I'll have the free-range Jello

Nancy Pelosi has turned the House cafeteria into a PC food fest.

Ayear after Nancy Pelosi (D-Calif.) became speaker of the House, the legislative landscape has not changed all that much because many of her most ambitious goals -- winding down the war in Iraq and rolling back key provisions of President Bush's tax cuts -- have not been met. But there's definitely a new landscape in the only part of the Capitol where Pelosi can exert her will entirely untrammeled: the cafeteria in the basement of the House's Longworth Office Building on the south side of the Hill.

"Greening the Capitol" is one of Pelosi's pet projects, and the Longworth cafeteria is the carbon-neutral jewel in her crown.The cafeteria, which primarily caters to House employees but is also open to the general public, ditched its old food contractor and reopened after the holiday recess with a new menu that punches every available slot on the eco-friendly ticket favored by food trendies: "organic" (as in fertilizers and pesticide-free), "sustainable" (as in farming techniques), "rBGH-free" (as in milk), "cage-free" (as in chickens), "fair-traded" (as in grown by co-ops in the Third World), "local" (as in grown within a 150-mile radius in the First World) and, where possible, combinations of two or more of the above. Oh, and no trans fats -- this cafeteria food is good for you too.

In the old days, the House cafeteria, like its Senate counterpart in the basement of the Dirksen Office Building on the north side of the Hill (also open to the public except during the lunch rush), offered the usual cafeteria fare: meatloaf, burgers, chili, giant slabs of coconut cake with mountains of whipped bad cholesterol on top. You can still get a burger in the Longworth cafeteria -- but it's made from "humanely raised, antibiotic-free beef." You can still get chili too -- if you prefer "roasted corn and poblano chili" to the old-fashioned meat-and-beans variety.

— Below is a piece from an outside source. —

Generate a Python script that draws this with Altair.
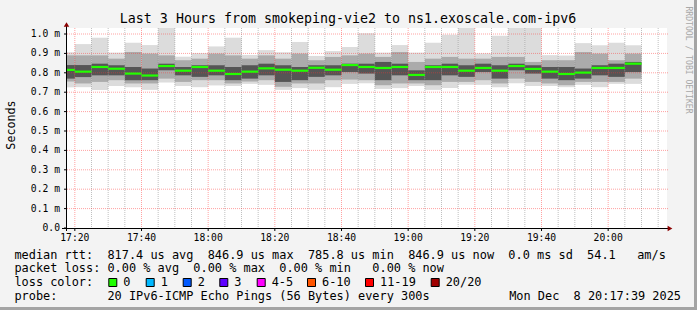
import altair as alt
import pandas as pd

MONO = "DejaVu Sans Mono"

# ---- data (values in milliseconds) ----
starts = ["17:15", "17:20", "17:25", "17:30", "17:35", "17:40", "17:45", "17:50", "17:55",
          "18:00", "18:05", "18:10", "18:15", "18:20", "18:25", "18:30", "18:35", "18:40",
          "18:45", "18:50", "18:55", "19:00", "19:05", "19:10", "19:15", "19:20", "19:25",
          "19:30", "19:35", "19:40", "19:45", "19:50", "19:55", "20:00", "20:05"]
median = [0.815, 0.806, 0.830, 0.821, 0.796, 0.786, 0.835, 0.811, 0.830, 0.811, 0.794, 0.806,
          0.823, 0.816, 0.811, 0.826, 0.816, 0.840, 0.830, 0.825, 0.830, 0.789, 0.830, 0.830,
          0.811, 0.825, 0.811, 0.835, 0.820, 0.806, 0.794, 0.801, 0.825, 0.825, 0.847]
vmax = [0.906, 0.948, 0.981, 0.904, 0.955, 0.943, 1.031, 0.883, 0.901, 0.936, 0.981, 0.892,
        0.917, 0.906, 0.959, 0.887, 0.912, 0.933, 1.004, 0.904, 0.943, 0.904, 0.955, 0.996,
        1.031, 0.900, 0.991, 1.031, 1.031, 0.891, 0.889, 0.953, 0.942, 0.955, 0.942]
hi2 = [0.890, 0.890, 0.890, 0.873, 0.907, 0.899, 0.890, 0.865, 0.873, 0.899, 0.890, 0.873,
       0.890, 0.873, 0.899, 0.865, 0.882, 0.890, 0.899, 0.882, 0.907, 0.856, 0.873, 0.882,
       0.873, 0.873, 0.882, 0.882, 0.856, 0.865, 0.865, 0.907, 0.899, 0.865, 0.899]
hi1 = [0.840, 0.840, 0.847, 0.839, 0.830, 0.822, 0.847, 0.830, 0.839, 0.839, 0.830, 0.839,
       0.847, 0.839, 0.830, 0.839, 0.839, 0.847, 0.847, 0.856, 0.847, 0.813, 0.839, 0.847,
       0.839, 0.847, 0.839, 0.847, 0.839, 0.830, 0.830, 0.822, 0.839, 0.847, 0.856]
lo1 = [0.770, 0.778, 0.787, 0.787, 0.762, 0.762, 0.813, 0.787, 0.779, 0.787, 0.762, 0.770,
       0.787, 0.753, 0.762, 0.779, 0.787, 0.804, 0.796, 0.762, 0.787, 0.762, 0.762, 0.787,
       0.779, 0.804, 0.770, 0.813, 0.796, 0.770, 0.762, 0.770, 0.787, 0.779, 0.804]
lo2 = [0.755, 0.745, 0.753, 0.762, 0.745, 0.745, 0.770, 0.753, 0.762, 0.762, 0.745, 0.755,
       0.762, 0.728, 0.745, 0.745, 0.762, 0.765, 0.762, 0.736, 0.745, 0.745, 0.736, 0.753,
       0.753, 0.762, 0.745, 0.770, 0.753, 0.745, 0.736, 0.753, 0.753, 0.753, 0.770]
vmin = [0.725, 0.726, 0.712, 0.732, 0.726, 0.712, 0.750, 0.732, 0.726, 0.735, 0.732, 0.743,
        0.738, 0.712, 0.721, 0.712, 0.726, 0.743, 0.746, 0.717, 0.721, 0.732, 0.712, 0.722,
        0.738, 0.738, 0.726, 0.746, 0.732, 0.732, 0.726, 0.738, 0.726, 0.743, 0.743]
STEP_MIN = 5  # 300 s per bar

x_ticks = ["17:20", "17:40", "18:00", "18:20", "18:40", "19:00", "19:20", "19:40", "20:00"]
y_ticks = [0.0, 0.1, 0.2, 0.3, 0.4, 0.5, 0.6, 0.7, 0.8, 0.9, 1.0]
y_labels = ["0.0", "0.1 m", "0.2 m", "0.3 m", "0.4 m", "0.5 m", "0.6 m", "0.7 m", "0.8 m",
            "0.9 m", "1.0 m"]
view_start, view_end = "17:17:39", "20:17:39"
y_top = 1.031

loss_labels = ["0", "1", "2", "3", "4-5", "6-10", "11-19", "20/20"]
loss_colors = ["#20ff00", "#00b8ff", "#0059ff", "#5e00ff", "#ff00ff", "#ff5500", "#ff0000", "#a00000"]

title = "Last 3 Hours from smokeping-vie2 to ns1.exoscale.com-ipv6"
line1 = "median rtt:  817.4 us avg  846.9 us max  785.8 us min  846.9 us now  0.0 ms sd  54.1   am/s"
line2 = "packet loss: 0.00 % avg  0.00 % max  0.00 % min   0.00 % now"
line3 = "loss color:"
line4 = "probe:       20 IPv6-ICMP Echo Pings (56 Bytes) every 300s"
stamp = "Mon Dec  8 20:17:39 2025"


def to_min(s):
    parts = [int(p) for p in s.split(":")]
    sec = parts[2] if len(parts) > 2 else 0
    return (parts[0] - 17) * 60 + parts[1] + sec / 60.0


def nb(s):
    return s.replace(" ", "\u00a0")


df = pd.DataFrame({
    "t0": [to_min(s) for s in starts],
    "median": median, "vmax": vmax, "hi2": hi2, "hi1": hi1,
    "lo1": lo1, "lo2": lo2, "vmin": vmin,
})
df["t1"] = df["t0"] + STEP_MIN

xs = alt.Scale(domain=[to_min(view_start), to_min(view_end)], nice=False, zero=False)
ys = alt.Scale(domain=[0, y_top], nice=False, zero=True)


def X(f):
    return alt.X(f, scale=xs, axis=None)


def Y(f):
    return alt.Y(f, scale=ys, axis=None)


base = alt.Chart(df)
outer = base.mark_rect(color="#dcdcdc", clip=True).encode(
    x=X("t0:Q"), x2="t1", y=Y("vmin:Q"), y2="vmax")
mid = base.mark_rect(color="#ababab", clip=True).encode(
    x=X("t0:Q"), x2="t1", y=Y("lo2:Q"), y2="hi2")
inner = base.mark_rect(color="#555555", clip=True).encode(
    x=X("t0:Q"), x2="t1", y=Y("lo1:Q"), y2="hi1")

# grid lines
t_lo, t_hi = to_min(view_start), to_min(view_end)
minor_t = [m for m in range(0, 200, 5) if t_lo < m < t_hi and m % 20 != 0]
xt = pd.DataFrame({"t": [to_min(t) for t in x_ticks], "lab": x_ticks})
yt = pd.DataFrame({"v": y_ticks, "lab": [nb(s) for s in y_labels]})

gminor = alt.Chart(pd.DataFrame({"t": minor_t})).mark_rule(
    color="#8c8c8c", opacity=0.55, strokeDash=[1, 1], strokeWidth=1).encode(
    x=X("t:Q"), y=alt.value(0), y2=alt.value(200))
gmajor = alt.Chart(xt).mark_rule(
    color="#ff3030", opacity=0.45, strokeDash=[1, 1], strokeWidth=1).encode(
    x=X("t:Q"), y=alt.value(0), y2=alt.value(200))
ghor = alt.Chart(yt[yt["v"] > 0]).mark_rule(
    color="#ff3030", opacity=0.45, strokeDash=[1, 1], strokeWidth=1).encode(
    y=Y("v:Q"), x=alt.value(0), x2=alt.value(601))

med_line = base.mark_rule(color="#22ff00", strokeWidth=2.2, clip=True).encode(
    x=X("t0:Q"), x2="t1", y=Y("median:Q"))

# axis ticks and labels (through the scales)
xtick = alt.Chart(xt).mark_rule(color="#000", strokeWidth=1).encode(
    x=X("t:Q"), y=alt.value(200), y2=alt.value(203))
ytick = alt.Chart(yt).mark_rule(color="#000", strokeWidth=1).encode(
    y=Y("v:Q"), x=alt.value(-3), x2=alt.value(0))
xlab = alt.Chart(xt).mark_text(font=MONO, fontSize=9.7, align="center", baseline="top",
                               color="#000").encode(x=X("t:Q"), y=alt.value(205), text="lab:N")
ylab = alt.Chart(yt).mark_text(font=MONO, fontSize=9.7, align="right", baseline="middle",
                               color="#000").encode(y=Y("v:Q"), x=alt.value(-7), text="lab:N")

dummy = pd.DataFrame({"k": [0]})


def deco(c):
    return alt.Chart(dummy).mark_rule(color="#000", strokeWidth=1).encode(**c)


xline = deco(dict(x=alt.value(-5), x2=alt.value(601), y=alt.value(200.5)))
yline = deco(dict(x=alt.value(-0.5), y=alt.value(-3), y2=alt.value(203)))
arrow_up = alt.Chart(dummy).mark_point(shape="triangle-up", filled=True, color="#8b0000",
                                       size=30, opacity=1).encode(x=alt.value(-0.5), y=alt.value(-3.5))
arrow_right = alt.Chart(dummy).mark_point(shape="triangle-right", filled=True, color="#8b0000",
                                          size=30, opacity=1).encode(x=alt.value(603), y=alt.value(200.5))

LEG = 11.9


def txt(s, x, y, size=LEG, align="left", angle=0, color="#000"):
    return alt.Chart(dummy).mark_text(text=nb(s), font=MONO, fontSize=size, align=align,
                                      baseline="middle", angle=angle, color=color).encode(
        x=alt.value(x), y=alt.value(y))


texts = [
    txt(title, 281, -9, size=13.3, align="center"),
    txt("Seconds", -56, 97, size=11.7, align="center", angle=270),
    txt("RRDTOOL / TOBI OETIKER", 621, 32, size=8.1, align="center", angle=90, color="#a8a8a8"),
    txt(line1, -52.6, 226.5),
    txt(line2, -52.6, 240.3),
    txt(line3, -52.6, 254.2),
    txt(line4, -52.6, 268.2),
    txt(stamp, 614, 268.2, align="right"),
]

box_x = [108.3, 145.7, 182.7, 219.3, 256.7, 307.0, 365.0, 430.7]
boxes = []
for bx, lab, col in zip(box_x, loss_labels, loss_colors):
    boxes.append(alt.Chart(dummy).mark_rect(color=col, stroke="#000", strokeWidth=1).encode(
        x=alt.value(bx - 67 + 0.5), x2=alt.value(bx - 67 + 8.5),
        y=alt.value(250.5), y2=alt.value(258.5)))
    boxes.append(txt(lab, bx - 67 + 15, 254.2))

# frame shading (rrdtool 3D border)
frame_b = alt.Chart(dummy).mark_rect(color="#a4a4a4").encode(
    x=alt.value(-67), x2=alt.value(630), y=alt.value(279), y2=alt.value(282))
frame_r = alt.Chart(dummy).mark_rect(color="#a4a4a4").encode(
    x=alt.value(627), x2=alt.value(630), y=alt.value(-28), y2=alt.value(282))

chart = alt.layer(
    outer, mid, inner, gminor, gmajor, ghor, med_line,
    xtick, ytick, xlab, ylab,
    xline, yline, arrow_up, arrow_right, *texts, *boxes, frame_b, frame_r
).properties(
    width=600, height=200, autosize="none",
    padding={"left": 67, "top": 28, "right": 30, "bottom": 82},
    background="#f3f3f3",
).configure_view(fill="#ffffff", stroke=None).configure_axis(grid=False)

chart.save("out.html", embed_options={"renderer": "svg", "actions": False})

There's more on the new menu. Instead of a classic BLT, you can order a "PLT" -- that's a portabello, lettuce and tomato sandwich. For $6.75, you can get panzanella salad, which, for the uninitiated, is the new Caesar salad -- more or less the same thing but with bigger croutons. The coffee comes from a Costa Rican outfit, called Pura Vida, that embodies a trifecta of environmental and other correctness. It's organic, it's fair-traded and it's "shade-grown," which means grown in jungle-like conditions that harbor migratory birds whose habitats are threatened by deforestation elsewhere.